Obama tem entrado várias vezes em rota de colisão com os bispos americanos e com os católicos mais conservadores quando defende as leis de aborto ou se se mostra favorável ao casamento entre pessoas do mesmo sexo. O último motivo de controvérsia é a reforma da saúde, que obriga os empregadores (incluindo escolas e hospitais católicos) a incluir nos seguros de saúde dos trabalhadores a cobertura das despesas com métodos de contracepção, tal como a pílula abortiva.

Um comunicado divulgado depois do encontro pelo Vaticano confirma que estes temas não foram esquecidos, ao referir que o Papa reafirmou a posição da Igreja sobre “questões particularmente importantes para a Igreja do país [EUA], como o exercício dos direitos da liberdade religiosa, da vida e da objecção de consciência”.

Sobre a luta contra as desigualdades, tema a que a Casa Branca quis dar prioridade, diz apenas que Obama reafirmou o seu compromisso com a luta contra as desigualdades sociais e que os dois líderes se mostraram de acordo “quanto a um compromisso comum para a erradicação do tráfico de seres humanos”.

Entendimentos e desacordos

Obama tem várias vezes elogiado as denúncias de Francisco sobre as desigualdades no mundo, que a Casa Branca vê como uma validação moral das políticas económicas do Presidente democrata. Em entrevista ao Corriere della Sera, o Presidente norte-americano voltou a elogiar a “grande autoridade moral” do Papa, alguém “cujo pensamento é precioso para compreender como se pode vencer o desafio da pobreza”.

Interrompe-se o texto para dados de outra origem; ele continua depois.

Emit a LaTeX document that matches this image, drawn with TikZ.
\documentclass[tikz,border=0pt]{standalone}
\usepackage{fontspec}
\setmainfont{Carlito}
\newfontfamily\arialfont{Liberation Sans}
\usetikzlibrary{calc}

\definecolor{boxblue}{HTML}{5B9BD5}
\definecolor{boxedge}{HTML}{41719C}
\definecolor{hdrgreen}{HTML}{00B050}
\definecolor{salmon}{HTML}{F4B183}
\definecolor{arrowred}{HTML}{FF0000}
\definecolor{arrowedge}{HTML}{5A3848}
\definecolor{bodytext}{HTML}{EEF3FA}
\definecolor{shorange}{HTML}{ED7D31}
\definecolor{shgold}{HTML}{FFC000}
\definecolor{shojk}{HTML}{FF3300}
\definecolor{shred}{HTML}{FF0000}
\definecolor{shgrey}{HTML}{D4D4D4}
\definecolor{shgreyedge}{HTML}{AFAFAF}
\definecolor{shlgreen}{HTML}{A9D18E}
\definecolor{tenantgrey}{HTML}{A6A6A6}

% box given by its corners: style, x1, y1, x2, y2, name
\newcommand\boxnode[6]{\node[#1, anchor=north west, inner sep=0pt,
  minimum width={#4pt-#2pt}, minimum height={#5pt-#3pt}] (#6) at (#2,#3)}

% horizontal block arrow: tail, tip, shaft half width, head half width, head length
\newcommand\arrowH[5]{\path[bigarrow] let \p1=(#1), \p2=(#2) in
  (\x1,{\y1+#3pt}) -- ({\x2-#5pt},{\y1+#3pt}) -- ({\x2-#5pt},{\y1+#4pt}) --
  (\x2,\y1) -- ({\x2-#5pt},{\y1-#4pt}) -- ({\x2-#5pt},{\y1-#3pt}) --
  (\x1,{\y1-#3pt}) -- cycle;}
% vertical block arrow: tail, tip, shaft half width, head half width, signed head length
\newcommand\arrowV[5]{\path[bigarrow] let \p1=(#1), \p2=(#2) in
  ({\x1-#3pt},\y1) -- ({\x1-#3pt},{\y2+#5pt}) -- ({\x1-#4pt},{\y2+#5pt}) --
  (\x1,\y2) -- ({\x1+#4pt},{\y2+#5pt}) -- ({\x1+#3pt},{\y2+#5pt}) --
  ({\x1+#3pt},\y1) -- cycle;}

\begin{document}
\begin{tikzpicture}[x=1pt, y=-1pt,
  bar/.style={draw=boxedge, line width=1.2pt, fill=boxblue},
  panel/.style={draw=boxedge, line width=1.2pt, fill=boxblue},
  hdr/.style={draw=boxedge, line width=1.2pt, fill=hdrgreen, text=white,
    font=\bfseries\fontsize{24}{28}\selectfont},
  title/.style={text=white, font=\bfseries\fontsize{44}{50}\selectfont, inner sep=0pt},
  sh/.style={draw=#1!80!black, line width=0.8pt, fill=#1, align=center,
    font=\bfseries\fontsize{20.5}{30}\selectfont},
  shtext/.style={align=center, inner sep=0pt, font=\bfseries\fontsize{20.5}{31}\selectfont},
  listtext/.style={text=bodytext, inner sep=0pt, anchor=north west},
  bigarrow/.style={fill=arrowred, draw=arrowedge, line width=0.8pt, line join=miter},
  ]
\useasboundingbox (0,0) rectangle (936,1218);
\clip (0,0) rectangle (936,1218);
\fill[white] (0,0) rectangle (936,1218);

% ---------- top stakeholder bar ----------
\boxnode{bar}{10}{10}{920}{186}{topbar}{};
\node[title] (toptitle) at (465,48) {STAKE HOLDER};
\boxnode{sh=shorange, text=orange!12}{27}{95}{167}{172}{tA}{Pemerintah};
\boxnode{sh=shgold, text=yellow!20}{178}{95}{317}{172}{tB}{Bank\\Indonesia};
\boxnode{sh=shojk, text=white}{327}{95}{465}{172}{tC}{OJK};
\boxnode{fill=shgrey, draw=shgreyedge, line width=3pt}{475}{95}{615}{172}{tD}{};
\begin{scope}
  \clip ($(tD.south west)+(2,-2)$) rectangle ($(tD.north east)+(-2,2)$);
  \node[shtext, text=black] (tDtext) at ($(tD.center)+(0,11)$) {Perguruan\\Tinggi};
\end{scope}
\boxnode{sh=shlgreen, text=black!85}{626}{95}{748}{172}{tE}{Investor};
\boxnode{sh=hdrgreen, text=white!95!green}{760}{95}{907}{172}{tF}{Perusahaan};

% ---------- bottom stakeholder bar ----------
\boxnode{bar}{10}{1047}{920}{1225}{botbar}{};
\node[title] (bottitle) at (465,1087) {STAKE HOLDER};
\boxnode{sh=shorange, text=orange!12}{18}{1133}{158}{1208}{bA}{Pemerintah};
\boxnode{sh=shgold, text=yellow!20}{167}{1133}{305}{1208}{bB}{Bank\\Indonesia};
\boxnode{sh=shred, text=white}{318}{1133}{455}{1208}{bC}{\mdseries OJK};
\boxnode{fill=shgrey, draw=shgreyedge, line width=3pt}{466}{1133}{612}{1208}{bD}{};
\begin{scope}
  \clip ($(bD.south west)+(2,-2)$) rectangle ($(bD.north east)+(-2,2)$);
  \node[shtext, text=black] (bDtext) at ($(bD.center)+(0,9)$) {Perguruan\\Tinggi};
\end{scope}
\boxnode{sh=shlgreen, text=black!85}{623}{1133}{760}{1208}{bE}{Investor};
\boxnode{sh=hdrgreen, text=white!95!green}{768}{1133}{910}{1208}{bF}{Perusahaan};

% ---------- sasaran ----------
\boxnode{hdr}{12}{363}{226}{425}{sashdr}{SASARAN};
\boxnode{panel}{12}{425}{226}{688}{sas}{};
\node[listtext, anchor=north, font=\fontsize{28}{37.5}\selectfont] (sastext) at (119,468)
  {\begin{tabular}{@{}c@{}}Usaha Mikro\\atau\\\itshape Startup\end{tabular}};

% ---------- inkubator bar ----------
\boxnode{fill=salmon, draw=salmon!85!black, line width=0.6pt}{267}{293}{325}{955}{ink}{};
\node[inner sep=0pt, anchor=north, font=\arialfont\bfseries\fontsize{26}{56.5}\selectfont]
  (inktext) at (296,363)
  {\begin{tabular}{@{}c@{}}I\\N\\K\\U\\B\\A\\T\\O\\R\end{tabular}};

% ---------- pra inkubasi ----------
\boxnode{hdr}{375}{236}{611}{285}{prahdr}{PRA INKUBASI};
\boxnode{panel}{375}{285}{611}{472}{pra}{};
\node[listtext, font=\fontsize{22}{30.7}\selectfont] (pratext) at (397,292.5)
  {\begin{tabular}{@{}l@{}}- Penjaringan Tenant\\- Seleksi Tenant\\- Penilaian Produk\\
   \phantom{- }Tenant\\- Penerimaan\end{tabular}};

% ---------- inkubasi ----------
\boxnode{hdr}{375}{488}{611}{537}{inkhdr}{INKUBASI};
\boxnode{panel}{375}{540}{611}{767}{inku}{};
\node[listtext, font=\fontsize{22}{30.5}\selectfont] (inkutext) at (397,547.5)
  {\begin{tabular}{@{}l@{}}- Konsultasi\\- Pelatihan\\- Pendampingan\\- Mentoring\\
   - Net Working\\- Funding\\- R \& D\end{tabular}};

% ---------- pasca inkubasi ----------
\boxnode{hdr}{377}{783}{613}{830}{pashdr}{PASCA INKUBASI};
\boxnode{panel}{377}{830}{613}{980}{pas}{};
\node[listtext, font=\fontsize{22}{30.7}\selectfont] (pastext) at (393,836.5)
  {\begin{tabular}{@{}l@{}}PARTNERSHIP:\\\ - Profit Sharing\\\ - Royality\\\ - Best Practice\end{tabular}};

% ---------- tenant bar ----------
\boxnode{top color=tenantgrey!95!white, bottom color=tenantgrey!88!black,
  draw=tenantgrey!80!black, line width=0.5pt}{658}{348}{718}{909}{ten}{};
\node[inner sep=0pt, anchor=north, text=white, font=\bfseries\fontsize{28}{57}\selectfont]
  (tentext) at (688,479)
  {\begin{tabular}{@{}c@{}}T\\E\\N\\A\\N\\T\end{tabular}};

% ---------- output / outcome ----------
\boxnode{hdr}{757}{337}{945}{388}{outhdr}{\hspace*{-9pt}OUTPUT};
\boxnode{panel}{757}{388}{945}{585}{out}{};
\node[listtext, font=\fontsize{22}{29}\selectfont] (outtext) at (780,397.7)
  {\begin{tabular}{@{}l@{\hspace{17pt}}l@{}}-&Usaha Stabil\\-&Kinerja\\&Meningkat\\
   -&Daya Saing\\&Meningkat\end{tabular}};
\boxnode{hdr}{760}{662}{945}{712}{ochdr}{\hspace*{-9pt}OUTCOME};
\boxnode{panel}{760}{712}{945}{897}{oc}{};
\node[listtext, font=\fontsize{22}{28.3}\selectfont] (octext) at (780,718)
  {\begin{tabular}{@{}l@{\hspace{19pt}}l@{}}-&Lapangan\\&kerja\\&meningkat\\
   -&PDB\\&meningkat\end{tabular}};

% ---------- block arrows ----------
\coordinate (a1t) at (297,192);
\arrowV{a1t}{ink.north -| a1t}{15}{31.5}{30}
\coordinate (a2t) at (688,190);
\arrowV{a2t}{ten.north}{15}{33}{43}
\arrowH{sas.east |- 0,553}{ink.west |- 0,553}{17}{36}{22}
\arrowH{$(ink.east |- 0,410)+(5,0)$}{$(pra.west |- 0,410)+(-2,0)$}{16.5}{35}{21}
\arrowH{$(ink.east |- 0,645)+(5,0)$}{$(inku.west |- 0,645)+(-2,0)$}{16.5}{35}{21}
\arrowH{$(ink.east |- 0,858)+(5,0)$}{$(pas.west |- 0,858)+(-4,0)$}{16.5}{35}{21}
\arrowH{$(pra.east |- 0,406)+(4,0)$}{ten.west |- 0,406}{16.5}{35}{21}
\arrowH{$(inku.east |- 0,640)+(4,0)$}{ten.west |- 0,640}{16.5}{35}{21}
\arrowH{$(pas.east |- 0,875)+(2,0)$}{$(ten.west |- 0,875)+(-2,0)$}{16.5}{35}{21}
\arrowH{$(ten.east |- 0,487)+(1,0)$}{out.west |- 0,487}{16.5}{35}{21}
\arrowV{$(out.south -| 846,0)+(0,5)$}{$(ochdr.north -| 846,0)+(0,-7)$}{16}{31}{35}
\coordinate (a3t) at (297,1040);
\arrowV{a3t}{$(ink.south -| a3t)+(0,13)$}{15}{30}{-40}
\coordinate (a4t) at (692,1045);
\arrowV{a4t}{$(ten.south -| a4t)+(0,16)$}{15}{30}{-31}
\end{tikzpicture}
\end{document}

Uma capacidade de influência que levou Francisco, em Setembro do ano passado, a liderar o coro dos que se opuseram a um ataque à Síria, em retaliação pelo ataque com armas químicas que matou centenas de pessoas nos subúrbios de Damasco. O Papa denunciou a acção como desumana, mas insistiu que o uso da força – que os Estados Unidos, com o apoio da França e do Reino Unido, chegaram a dar como iminente – apenas traria mais sofrimento. O inédito dia mundial de jejum e oração pela paz e a vigília que organizou no Vaticano foram vistos como um regresso da Santa Sé ao primeiro plano da diplomacia internacional, uma década depois de o então Papa João Paulo II se ter também oposto abertamente contra a invasão do Iraque.

 "A política de Obama agrada à Santa Sé?", questionava-se nesta quinta-feira a Radio do Vaticano, enquanto outros analistas concluem que, lá da cordialidade, é pouco provável uma repetição da aliança que juntou Ronald Reagan e João Paulo II na luta contra o comunismo na Europa. Até porque, apesar de a preocupação ser idêntica, os dois líderes discordam sobre os remédios para a desigualdade, com Obama a defender que a globalização pode ajudar milhões a sair da pobreza e o Papa a denunciar os abusos do capitalismo e o desprezo pelo valor do trabalho.